Details you might have missed from ‘The Farewell’

Ian Zhang
3 min readFeb 16, 2021

All opinions are my own, not those of my employer.

Each time I re-watch The Farewell, I am struck by how well the film captured the zeitgeist of returning to China as an ABC in the 90s — aughts. The director, LuLu Wang, authentically brought to life moments that were so specific to those years. I share some of my favorite scenes below, and I hope they inspire you to watch this brilliant film!

The Apartment Blocks (14:05)

Billi has just de-planed in Changchun and takes a cab to her grandparents’ house. She sees massive, copy-cat apartment blocks that dominate the skyline.

These Soviet-style constructions were jarring to someone who grew up in the States. Home ownership in the US embodies individualism. I grew up with dreams of a 2-story Craftsman in the burbs with a spacious green lawn and custom paint jobs. When faced with row upon row of collectivist housing, my gut reaction was one of repulsion. Millions of families, just like mine, reduced to tiny windows in soulless architecture.

Zeitgeist no more: As China began hosting more of the world’s major events, builders kicked off a new architectural wave in many 1st tier cities in China. Color and unique, modern features have become staples of new construction.

Questions From The Receptionist (24:18)

Billi checks into her hotel and is peppered with questions from the receptionist.

When China’s GDP was exploding at the beginning of the 21st century, there was a pervasive, competitive, little brother syndrome that permeated conversations between ABCs and natives.
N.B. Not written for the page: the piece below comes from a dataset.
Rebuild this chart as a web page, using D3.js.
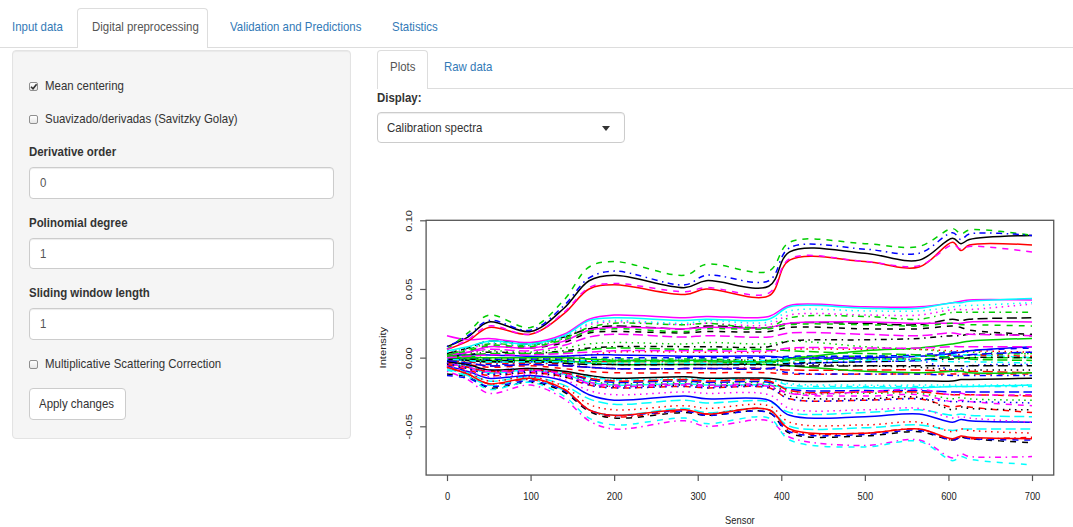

Cab drivers wanted to know if I had driven across longer bridges in America, waiters wanted to know if I found the food in China better — every encounter could feel like an exhausting oscillation between empathy for their questions and defensiveness for the country I grew up in and loved.

Zeitgeist no more: As China has gained more equal footing with the US and record amounts of Chinese citizens have traveled abroad, these conversations have all but disappeared in larger cities.

Mahjong Madame (43:30)

At a restaurant, after the family wraps an intense night of debate over whether they should have left China years ago, Billi peeks through an open door and makes eye contact with a prostitute.

The pensive look on Billi’s face is a familiar one. In the States everyone who looked like me was studying hard, going to college, or competing for a high-income white-collar job. Upon returning to China, for the first time in my life, I saw people that looked like me who were on very different paths. I started to imagine what might have been had my family stayed. I wondered what my occupation would be, if I would be happy. One summer I interned in Beijing and took the subway to work each morning; I lived a thousand lives before my morning commute was over.

Zeitgeist no more: As relations flourished between the two countries in the aughts, many ABCs started to build businesses, visit family, and even return to work in China.

Smoke Wreathes Through The Air (66:56)

Billi is lying in bed at her hotel and watches smoke wreath through the air and into her room.

Since the 1970s the US has taken a strong anti-tobacco stance, and growing up here I was trained to view cigarette smoke as something deeply unpleasant and to be avoided. In China, especially in the 90s, cigarettes were everywhere. At hotels there was no difference between smoking and non-smoking rooms. When I stepped on the carpet in certain venues I could swear I saw a plume of ash rising. Cigarette butts lined most street gutters, and everyone’s place mat at dinner had an ash tray. I would take a bite of duck one moment and inhale second hand smoke the next. The smoke seeped into my pores and felt truly inescapable.

Zeitgeist no more: As knowledge and awareness of the negative impacts of smoking rose throughout the aughts, Chinese cities implemented anti-smoking laws.

War Buddies Reminisce (73:40)

Billi listens in, equal parts amused and shocked, as her grandmother’s friends reminisce about the war.

In the States, I grew up learning about American heroes; my friends had grandparents who stormed the beaches of Normandy. I was told that Americans fought for democracy in the jungles of Vietnam and beat back the North Koreans to the 38th parallel for the betterment of the entire world. The other side, whether it was gooks or japs, were faceless, nameless, communists. Then I returned to China and heard my grandma talk about her war stories for the first time. I heard them joke and laugh about funny moments, but also describe in graphic detail the surgeries they performed on disfigured children as American napalm melted entire villages. She described fighting alongside Koreans for the betterment of the entire world, and suddenly history was disorienting. Who did I support? Who was right?

Zeitgeist no more: As China’s population continues to age, these stories and the disorienting moments that follow are decreasing in number.